GOAL:
Retype the complete listing exactly as it appears.
-------- SUPPLIED DATA --------
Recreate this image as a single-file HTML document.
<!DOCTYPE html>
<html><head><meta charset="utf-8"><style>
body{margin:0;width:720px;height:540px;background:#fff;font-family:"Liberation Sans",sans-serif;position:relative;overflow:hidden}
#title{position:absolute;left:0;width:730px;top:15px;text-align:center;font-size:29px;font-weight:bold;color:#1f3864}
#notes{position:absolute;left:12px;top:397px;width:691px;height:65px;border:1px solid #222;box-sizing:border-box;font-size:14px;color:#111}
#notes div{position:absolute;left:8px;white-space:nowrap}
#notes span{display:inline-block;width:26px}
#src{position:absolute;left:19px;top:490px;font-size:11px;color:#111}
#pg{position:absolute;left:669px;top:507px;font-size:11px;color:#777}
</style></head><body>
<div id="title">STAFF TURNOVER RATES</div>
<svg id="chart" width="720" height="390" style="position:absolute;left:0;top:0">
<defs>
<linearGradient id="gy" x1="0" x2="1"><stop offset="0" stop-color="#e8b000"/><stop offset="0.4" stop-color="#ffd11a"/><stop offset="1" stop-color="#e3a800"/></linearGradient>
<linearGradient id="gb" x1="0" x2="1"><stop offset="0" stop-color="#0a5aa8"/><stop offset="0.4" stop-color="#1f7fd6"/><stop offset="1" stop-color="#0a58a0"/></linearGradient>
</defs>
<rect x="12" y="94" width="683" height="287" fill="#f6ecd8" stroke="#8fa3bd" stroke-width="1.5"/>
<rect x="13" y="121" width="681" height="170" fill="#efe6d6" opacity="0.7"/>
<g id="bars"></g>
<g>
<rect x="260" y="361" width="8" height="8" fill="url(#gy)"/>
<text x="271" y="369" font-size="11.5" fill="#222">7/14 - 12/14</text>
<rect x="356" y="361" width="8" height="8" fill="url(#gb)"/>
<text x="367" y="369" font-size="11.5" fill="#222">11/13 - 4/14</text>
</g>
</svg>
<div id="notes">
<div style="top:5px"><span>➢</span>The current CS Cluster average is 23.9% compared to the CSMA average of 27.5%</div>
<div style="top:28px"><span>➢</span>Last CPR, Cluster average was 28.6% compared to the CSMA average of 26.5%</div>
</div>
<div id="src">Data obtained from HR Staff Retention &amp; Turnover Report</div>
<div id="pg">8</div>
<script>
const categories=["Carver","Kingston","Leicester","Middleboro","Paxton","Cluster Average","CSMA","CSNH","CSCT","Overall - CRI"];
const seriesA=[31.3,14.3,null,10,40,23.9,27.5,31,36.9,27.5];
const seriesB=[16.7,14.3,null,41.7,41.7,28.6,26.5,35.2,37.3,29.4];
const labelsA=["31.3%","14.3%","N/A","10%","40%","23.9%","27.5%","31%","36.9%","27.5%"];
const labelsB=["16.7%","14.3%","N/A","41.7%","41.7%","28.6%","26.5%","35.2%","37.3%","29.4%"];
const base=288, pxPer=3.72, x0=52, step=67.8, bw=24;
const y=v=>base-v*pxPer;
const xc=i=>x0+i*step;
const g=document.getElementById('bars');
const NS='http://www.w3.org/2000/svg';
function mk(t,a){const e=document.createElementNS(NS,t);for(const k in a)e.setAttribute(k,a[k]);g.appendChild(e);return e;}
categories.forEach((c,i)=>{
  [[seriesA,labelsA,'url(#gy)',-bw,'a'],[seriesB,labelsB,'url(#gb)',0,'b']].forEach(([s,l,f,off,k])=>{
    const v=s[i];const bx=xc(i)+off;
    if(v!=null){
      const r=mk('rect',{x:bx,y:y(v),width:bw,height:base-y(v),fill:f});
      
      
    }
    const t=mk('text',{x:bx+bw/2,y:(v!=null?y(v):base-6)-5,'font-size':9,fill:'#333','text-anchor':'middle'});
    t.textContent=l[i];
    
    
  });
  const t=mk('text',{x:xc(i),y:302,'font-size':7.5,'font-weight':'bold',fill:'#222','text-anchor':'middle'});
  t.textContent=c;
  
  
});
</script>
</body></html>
--------
WRITTEN ANSWER:
Recreate this image as a single-file HTML document.
<!DOCTYPE html>
<html><head><meta charset="utf-8"><style>
body{margin:0;width:720px;height:540px;background:#fff;font-family:"Liberation Sans",sans-serif;position:relative;overflow:hidden}
#title{position:absolute;left:0;width:730px;top:15px;text-align:center;font-size:29px;font-weight:bold;color:#1f3864}
#notes{position:absolute;left:12px;top:397px;width:691px;height:65px;border:1px solid #222;box-sizing:border-box;font-size:14px;color:#111}
#notes div{position:absolute;left:8px;white-space:nowrap}
#notes span{display:inline-block;width:26px}
#src{position:absolute;left:19px;top:490px;font-size:11px;color:#111}
#pg{position:absolute;left:669px;top:507px;font-size:11px;color:#777}
</style></head><body>
<div id="title">STAFF TURNOVER RATES</div>
<svg id="chart" width="720" height="390" style="position:absolute;left:0;top:0">
<defs>
<linearGradient id="gy" x1="0" x2="1"><stop offset="0" stop-color="#e8b000"/><stop offset="0.4" stop-color="#ffd11a"/><stop offset="1" stop-color="#e3a800"/></linearGradient>
<linearGradient id="gb" x1="0" x2="1"><stop offset="0" stop-color="#0a5aa8"/><stop offset="0.4" stop-color="#1f7fd6"/><stop offset="1" stop-color="#0a58a0"/></linearGradient>
</defs>
<rect x="12" y="94" width="683" height="287" fill="#f6ecd8" stroke="#8fa3bd" stroke-width="1.5"/>
<rect x="13" y="121" width="681" height="170" fill="#efe6d6" opacity="0.7"/>
<g id="bars"></g>
<g>
<rect x="260" y="361" width="8" height="8" fill="url(#gy)"/>
<text x="271" y="369" font-size="11.5" fill="#222">7/14 - 12/14</text>
<rect x="356" y="361" width="8" height="8" fill="url(#gb)"/>
<text x="367" y="369" font-size="11.5" fill="#222">11/13 - 4/14</text>
</g>
</svg>
<div id="notes">
<div style="top:5px"><span>➢</span>The current CS Cluster average is 23.9% compared to the CSMA average of 27.5%</div>
<div style="top:28px"><span>➢</span>Last CPR, Cluster average was 28.6% compared to the CSMA average of 26.5%</div>
</div>
<div id="src">Data obtained from HR Staff Retention &amp; Turnover Report</div>
<div id="pg">8</div>
<script>
const categories=["Carver","Kingston","Leicester","Middleboro","Paxton","Cluster Average","CSMA","CSNH","CSCT","Overall - CRI"];
const seriesA=[31.3,14.3,null,10,40,23.9,27.5,31,36.9,27.5];
const seriesB=[16.7,14.3,null,41.7,41.7,28.6,26.5,35.2,37.3,29.4];
const labelsA=["31.3%","14.3%","N/A","10%","40%","23.9%","27.5%","31%","36.9%","27.5%"];
const labelsB=["16.7%","14.3%","N/A","41.7%","41.7%","28.6%","26.5%","35.2%","37.3%","29.4%"];
const base=288, pxPer=3.72, x0=52, step=67.8, bw=24;
const y=v=>base-v*pxPer;
const xc=i=>x0+i*step;
const g=document.getElementById('bars');
const NS='http://www.w3.org/2000/svg';
function mk(t,a){const e=document.createElementNS(NS,t);for(const k in a)e.setAttribute(k,a[k]);g.appendChild(e);return e;}
categories.forEach((c,i)=>{
  [[seriesA,labelsA,'url(#gy)',-bw,'a'],[seriesB,labelsB,'url(#gb)',0,'b']].forEach(([s,l,f,off,k])=>{
    const v=s[i];const bx=xc(i)+off;
    if(v!=null){
      const r=mk('rect',{x:bx,y:y(v),width:bw,height:base-y(v),fill:f});
      
      
    }
    const t=mk('text',{x:bx+bw/2,y:(v!=null?y(v):base-6)-5,'font-size':9,fill:'#333','text-anchor':'middle'});
    t.textContent=l[i];
    
    
  });
  const t=mk('text',{x:xc(i),y:302,'font-size':7.5,'font-weight':'bold',fill:'#222','text-anchor':'middle'});
  t.textContent=c;
  
  
});
</script>
</body></html>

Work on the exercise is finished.